▶ **Exercise requirements**
Below are some entries. Transcribe the lines from the one holding "Reproduce this chart" to the one holding "import * as", inclusive, but not the pictures among them.

▶ **Task inputs**
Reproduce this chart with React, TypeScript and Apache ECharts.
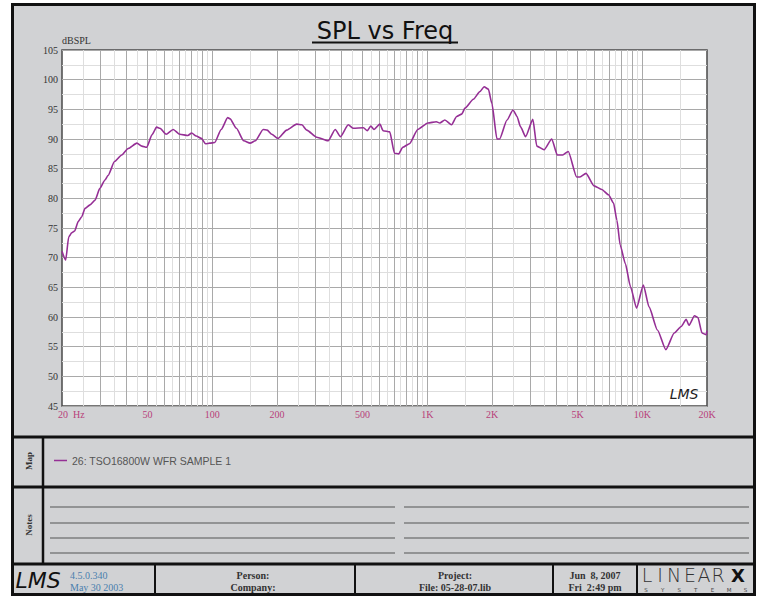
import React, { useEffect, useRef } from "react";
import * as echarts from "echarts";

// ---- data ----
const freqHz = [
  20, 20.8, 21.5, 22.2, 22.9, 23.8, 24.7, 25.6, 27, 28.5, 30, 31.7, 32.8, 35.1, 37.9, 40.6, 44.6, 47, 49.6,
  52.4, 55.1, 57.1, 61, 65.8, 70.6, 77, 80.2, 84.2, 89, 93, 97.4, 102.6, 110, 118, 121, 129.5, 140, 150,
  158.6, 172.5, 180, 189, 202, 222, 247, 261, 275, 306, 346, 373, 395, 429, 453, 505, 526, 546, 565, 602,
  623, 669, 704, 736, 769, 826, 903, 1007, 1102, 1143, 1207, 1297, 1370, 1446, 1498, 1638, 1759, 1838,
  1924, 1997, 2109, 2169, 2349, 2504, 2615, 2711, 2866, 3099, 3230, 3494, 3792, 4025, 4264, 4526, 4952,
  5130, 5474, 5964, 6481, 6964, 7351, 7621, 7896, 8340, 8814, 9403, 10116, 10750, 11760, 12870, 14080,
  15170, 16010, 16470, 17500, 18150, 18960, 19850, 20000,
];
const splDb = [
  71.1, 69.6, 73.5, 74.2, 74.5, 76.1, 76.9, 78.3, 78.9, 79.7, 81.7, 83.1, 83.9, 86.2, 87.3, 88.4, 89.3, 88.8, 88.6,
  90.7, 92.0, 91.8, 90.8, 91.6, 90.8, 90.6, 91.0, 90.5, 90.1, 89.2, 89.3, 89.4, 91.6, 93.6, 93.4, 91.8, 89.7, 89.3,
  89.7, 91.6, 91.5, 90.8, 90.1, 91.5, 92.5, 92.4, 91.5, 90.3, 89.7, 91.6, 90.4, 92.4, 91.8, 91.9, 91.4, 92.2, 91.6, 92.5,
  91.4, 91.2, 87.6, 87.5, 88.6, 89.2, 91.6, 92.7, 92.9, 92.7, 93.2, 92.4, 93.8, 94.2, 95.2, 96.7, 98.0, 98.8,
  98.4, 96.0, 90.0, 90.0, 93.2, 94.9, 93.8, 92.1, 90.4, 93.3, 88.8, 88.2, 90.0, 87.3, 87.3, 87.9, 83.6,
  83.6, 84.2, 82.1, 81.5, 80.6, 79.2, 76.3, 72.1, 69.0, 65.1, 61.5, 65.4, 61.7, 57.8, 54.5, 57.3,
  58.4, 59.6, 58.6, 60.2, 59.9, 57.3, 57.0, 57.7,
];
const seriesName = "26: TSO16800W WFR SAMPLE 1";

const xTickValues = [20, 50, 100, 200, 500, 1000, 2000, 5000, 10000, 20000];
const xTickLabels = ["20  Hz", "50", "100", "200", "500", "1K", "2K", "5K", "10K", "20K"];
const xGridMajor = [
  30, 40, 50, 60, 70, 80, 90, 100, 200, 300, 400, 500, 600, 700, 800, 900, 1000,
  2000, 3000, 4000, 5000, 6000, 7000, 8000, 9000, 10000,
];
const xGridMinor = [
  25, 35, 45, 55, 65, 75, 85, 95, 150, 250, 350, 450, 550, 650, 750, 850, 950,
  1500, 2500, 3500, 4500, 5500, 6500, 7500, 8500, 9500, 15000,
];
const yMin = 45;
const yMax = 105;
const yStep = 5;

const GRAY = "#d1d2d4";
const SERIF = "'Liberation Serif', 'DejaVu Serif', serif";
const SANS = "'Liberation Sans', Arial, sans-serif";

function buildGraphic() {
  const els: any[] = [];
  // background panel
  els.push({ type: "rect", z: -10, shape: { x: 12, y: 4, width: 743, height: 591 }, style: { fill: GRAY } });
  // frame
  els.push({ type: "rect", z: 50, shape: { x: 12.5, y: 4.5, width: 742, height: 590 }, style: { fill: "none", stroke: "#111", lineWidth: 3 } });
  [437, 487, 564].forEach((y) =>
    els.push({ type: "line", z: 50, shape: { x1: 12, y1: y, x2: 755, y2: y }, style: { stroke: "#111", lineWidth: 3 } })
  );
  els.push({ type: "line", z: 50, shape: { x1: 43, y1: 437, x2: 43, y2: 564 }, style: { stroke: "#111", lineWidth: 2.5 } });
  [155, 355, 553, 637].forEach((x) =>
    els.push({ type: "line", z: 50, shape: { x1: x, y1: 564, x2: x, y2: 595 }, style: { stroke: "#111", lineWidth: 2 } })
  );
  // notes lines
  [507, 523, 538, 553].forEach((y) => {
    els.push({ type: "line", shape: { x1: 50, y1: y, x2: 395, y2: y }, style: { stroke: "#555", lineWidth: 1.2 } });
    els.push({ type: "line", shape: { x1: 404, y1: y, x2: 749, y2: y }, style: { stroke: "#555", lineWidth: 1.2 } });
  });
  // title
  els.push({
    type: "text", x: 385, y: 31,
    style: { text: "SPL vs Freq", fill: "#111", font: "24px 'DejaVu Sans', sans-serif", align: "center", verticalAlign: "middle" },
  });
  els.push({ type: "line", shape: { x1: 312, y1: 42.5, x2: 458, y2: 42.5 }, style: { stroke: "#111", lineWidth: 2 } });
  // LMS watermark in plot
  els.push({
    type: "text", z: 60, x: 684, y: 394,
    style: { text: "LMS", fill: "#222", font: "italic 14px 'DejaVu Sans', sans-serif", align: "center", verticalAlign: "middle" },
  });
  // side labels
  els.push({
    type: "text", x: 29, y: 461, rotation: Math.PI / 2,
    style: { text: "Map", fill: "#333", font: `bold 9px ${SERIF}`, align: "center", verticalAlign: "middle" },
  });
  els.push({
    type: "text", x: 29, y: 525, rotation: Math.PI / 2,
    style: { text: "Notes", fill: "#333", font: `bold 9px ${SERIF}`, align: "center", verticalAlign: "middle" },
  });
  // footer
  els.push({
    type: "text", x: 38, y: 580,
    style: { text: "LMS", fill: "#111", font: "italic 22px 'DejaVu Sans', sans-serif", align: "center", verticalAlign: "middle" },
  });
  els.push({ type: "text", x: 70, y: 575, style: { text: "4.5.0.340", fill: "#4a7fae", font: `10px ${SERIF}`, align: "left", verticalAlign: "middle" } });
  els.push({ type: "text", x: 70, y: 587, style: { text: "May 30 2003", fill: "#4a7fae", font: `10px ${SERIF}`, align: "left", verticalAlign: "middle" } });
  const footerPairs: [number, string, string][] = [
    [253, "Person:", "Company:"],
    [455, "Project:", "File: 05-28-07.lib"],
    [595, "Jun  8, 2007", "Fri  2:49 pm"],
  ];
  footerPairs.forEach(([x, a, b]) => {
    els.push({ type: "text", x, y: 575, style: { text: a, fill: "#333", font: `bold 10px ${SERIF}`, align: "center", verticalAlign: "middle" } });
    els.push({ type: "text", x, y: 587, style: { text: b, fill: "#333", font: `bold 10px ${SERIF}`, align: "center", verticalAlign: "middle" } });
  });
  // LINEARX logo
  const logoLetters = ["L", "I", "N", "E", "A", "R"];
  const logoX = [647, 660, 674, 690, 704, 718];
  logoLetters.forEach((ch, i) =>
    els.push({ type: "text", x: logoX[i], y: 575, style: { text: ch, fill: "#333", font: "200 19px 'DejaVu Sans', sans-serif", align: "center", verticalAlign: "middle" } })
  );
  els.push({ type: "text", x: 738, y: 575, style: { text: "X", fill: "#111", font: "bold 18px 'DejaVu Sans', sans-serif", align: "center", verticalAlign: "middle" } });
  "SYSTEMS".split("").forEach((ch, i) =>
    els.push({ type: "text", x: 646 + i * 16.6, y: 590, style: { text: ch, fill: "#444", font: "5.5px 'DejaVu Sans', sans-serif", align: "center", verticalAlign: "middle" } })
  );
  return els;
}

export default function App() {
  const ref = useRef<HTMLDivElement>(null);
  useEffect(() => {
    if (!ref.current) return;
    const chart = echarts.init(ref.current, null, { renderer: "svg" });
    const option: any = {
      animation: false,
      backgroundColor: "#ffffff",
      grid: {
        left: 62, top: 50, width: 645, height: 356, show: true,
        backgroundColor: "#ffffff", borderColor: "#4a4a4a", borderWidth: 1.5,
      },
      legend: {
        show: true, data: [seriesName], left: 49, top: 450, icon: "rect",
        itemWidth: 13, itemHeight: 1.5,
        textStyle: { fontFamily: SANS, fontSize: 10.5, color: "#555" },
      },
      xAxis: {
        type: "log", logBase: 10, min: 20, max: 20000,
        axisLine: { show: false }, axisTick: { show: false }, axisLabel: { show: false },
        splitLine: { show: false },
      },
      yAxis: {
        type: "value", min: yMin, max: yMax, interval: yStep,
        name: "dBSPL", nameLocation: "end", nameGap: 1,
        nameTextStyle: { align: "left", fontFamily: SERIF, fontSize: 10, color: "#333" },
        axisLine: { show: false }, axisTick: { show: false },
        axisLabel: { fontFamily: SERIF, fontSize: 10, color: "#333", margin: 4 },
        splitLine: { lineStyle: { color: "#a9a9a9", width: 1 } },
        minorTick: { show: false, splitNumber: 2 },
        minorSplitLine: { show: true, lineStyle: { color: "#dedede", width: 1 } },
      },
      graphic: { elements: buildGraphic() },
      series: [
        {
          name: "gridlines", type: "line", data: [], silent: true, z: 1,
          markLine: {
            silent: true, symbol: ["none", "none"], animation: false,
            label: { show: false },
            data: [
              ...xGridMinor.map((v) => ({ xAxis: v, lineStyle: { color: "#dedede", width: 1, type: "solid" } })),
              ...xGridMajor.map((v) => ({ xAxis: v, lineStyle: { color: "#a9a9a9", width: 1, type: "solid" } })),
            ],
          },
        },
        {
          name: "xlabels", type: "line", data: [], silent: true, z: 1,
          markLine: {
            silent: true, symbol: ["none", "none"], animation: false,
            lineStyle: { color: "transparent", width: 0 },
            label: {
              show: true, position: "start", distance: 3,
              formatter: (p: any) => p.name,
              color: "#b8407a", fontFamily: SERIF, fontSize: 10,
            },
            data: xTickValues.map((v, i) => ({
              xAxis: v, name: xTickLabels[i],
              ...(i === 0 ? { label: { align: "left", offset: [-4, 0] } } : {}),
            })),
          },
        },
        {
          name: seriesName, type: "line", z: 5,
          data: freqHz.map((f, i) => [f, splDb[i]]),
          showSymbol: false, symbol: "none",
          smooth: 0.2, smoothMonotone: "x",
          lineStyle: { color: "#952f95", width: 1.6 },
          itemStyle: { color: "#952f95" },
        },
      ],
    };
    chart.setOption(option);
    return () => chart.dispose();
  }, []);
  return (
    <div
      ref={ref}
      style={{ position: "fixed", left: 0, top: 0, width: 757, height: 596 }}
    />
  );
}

---

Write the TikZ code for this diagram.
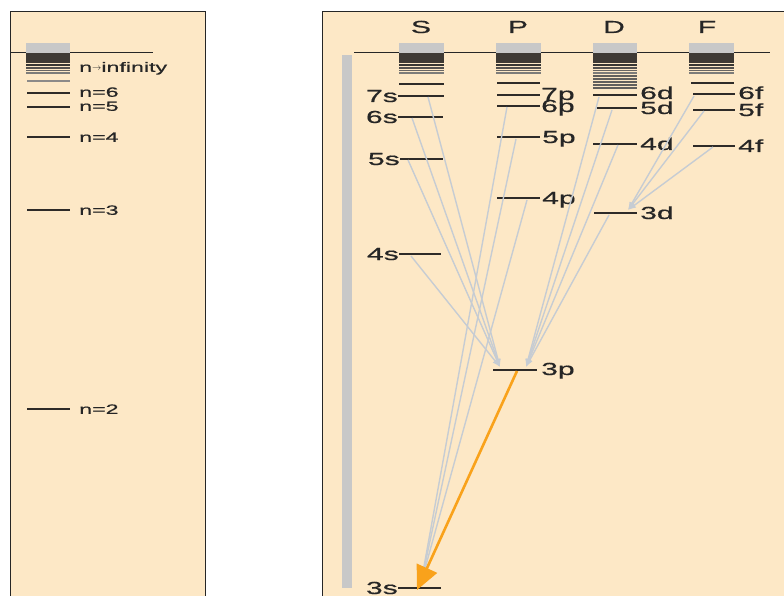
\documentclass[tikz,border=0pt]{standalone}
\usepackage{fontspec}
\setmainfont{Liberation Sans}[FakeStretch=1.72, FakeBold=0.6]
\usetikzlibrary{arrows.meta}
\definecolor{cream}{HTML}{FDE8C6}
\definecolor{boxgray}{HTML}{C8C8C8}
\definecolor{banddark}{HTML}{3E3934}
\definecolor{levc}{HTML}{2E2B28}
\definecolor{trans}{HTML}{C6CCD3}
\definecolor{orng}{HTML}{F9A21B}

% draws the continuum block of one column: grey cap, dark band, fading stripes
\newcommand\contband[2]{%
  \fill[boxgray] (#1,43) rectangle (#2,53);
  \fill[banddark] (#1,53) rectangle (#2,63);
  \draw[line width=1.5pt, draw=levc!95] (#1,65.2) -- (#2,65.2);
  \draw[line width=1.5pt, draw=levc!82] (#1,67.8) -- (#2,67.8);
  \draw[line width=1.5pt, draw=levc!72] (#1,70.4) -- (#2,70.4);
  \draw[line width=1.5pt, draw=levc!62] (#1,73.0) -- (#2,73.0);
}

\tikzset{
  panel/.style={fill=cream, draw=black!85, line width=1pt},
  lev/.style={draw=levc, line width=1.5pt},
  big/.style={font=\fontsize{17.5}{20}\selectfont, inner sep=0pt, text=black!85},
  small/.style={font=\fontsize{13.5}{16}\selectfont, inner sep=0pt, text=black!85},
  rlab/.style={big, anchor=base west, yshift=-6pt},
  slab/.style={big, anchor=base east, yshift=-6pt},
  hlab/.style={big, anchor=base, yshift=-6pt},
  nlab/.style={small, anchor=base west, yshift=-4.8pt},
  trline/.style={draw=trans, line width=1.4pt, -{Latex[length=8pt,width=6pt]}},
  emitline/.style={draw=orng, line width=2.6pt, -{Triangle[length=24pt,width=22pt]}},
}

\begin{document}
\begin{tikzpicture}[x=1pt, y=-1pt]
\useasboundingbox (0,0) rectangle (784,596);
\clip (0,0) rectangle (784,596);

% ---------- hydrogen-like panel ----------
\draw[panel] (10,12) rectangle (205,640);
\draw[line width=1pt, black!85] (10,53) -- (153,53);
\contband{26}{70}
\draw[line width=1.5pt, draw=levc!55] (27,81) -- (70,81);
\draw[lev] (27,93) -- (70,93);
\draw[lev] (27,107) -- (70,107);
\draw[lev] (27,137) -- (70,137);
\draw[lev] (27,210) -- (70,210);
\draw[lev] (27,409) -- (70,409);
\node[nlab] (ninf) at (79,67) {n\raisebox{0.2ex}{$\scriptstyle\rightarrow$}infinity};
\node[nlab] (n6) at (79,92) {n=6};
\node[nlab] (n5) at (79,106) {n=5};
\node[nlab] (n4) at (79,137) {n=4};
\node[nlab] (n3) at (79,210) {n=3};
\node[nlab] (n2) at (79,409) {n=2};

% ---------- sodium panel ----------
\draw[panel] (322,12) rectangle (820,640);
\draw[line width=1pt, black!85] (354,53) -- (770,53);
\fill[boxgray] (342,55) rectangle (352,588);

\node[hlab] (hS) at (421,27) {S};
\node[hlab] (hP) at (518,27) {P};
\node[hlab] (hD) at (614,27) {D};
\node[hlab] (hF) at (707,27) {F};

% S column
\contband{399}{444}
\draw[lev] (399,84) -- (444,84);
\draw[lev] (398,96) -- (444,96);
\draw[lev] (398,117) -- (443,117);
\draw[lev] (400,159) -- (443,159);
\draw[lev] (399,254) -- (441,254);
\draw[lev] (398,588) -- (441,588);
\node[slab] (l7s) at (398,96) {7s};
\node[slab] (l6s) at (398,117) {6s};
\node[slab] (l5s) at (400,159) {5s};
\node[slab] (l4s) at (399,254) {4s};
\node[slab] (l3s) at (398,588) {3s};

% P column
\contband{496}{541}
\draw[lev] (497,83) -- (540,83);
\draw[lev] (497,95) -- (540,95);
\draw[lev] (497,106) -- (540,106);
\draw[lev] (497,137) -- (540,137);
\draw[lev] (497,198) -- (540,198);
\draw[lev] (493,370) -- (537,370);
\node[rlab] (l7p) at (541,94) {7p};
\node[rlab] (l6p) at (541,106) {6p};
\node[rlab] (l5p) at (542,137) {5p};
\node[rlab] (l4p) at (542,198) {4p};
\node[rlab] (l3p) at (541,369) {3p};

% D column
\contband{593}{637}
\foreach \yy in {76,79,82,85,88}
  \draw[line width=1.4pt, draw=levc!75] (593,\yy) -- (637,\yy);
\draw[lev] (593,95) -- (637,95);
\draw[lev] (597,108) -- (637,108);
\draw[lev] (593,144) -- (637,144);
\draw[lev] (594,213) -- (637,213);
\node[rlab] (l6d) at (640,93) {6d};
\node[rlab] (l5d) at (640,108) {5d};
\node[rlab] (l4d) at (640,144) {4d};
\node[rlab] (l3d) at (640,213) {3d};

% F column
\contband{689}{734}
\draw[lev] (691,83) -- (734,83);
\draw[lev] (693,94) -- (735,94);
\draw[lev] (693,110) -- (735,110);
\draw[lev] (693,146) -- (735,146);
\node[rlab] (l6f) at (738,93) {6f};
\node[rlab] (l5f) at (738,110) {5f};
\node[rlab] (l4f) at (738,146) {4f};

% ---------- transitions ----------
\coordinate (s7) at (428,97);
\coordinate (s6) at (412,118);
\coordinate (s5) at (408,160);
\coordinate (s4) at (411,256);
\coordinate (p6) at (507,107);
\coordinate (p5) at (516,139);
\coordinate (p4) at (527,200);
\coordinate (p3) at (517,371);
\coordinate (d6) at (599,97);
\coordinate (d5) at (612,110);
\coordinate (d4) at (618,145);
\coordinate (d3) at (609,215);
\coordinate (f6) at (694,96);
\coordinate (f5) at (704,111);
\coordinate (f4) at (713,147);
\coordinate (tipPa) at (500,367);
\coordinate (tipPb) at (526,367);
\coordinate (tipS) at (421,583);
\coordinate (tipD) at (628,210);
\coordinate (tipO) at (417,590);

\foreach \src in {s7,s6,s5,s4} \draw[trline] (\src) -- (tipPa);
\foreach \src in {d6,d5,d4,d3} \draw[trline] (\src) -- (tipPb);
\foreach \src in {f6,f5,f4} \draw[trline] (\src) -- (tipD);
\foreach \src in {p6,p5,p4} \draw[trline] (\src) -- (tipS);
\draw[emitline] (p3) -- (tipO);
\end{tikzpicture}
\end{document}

▶ **Result for this task**
Reproduce this chart with React, TypeScript and Apache ECharts.
import React, { useEffect, useRef } from "react";
import * as echarts from "echarts";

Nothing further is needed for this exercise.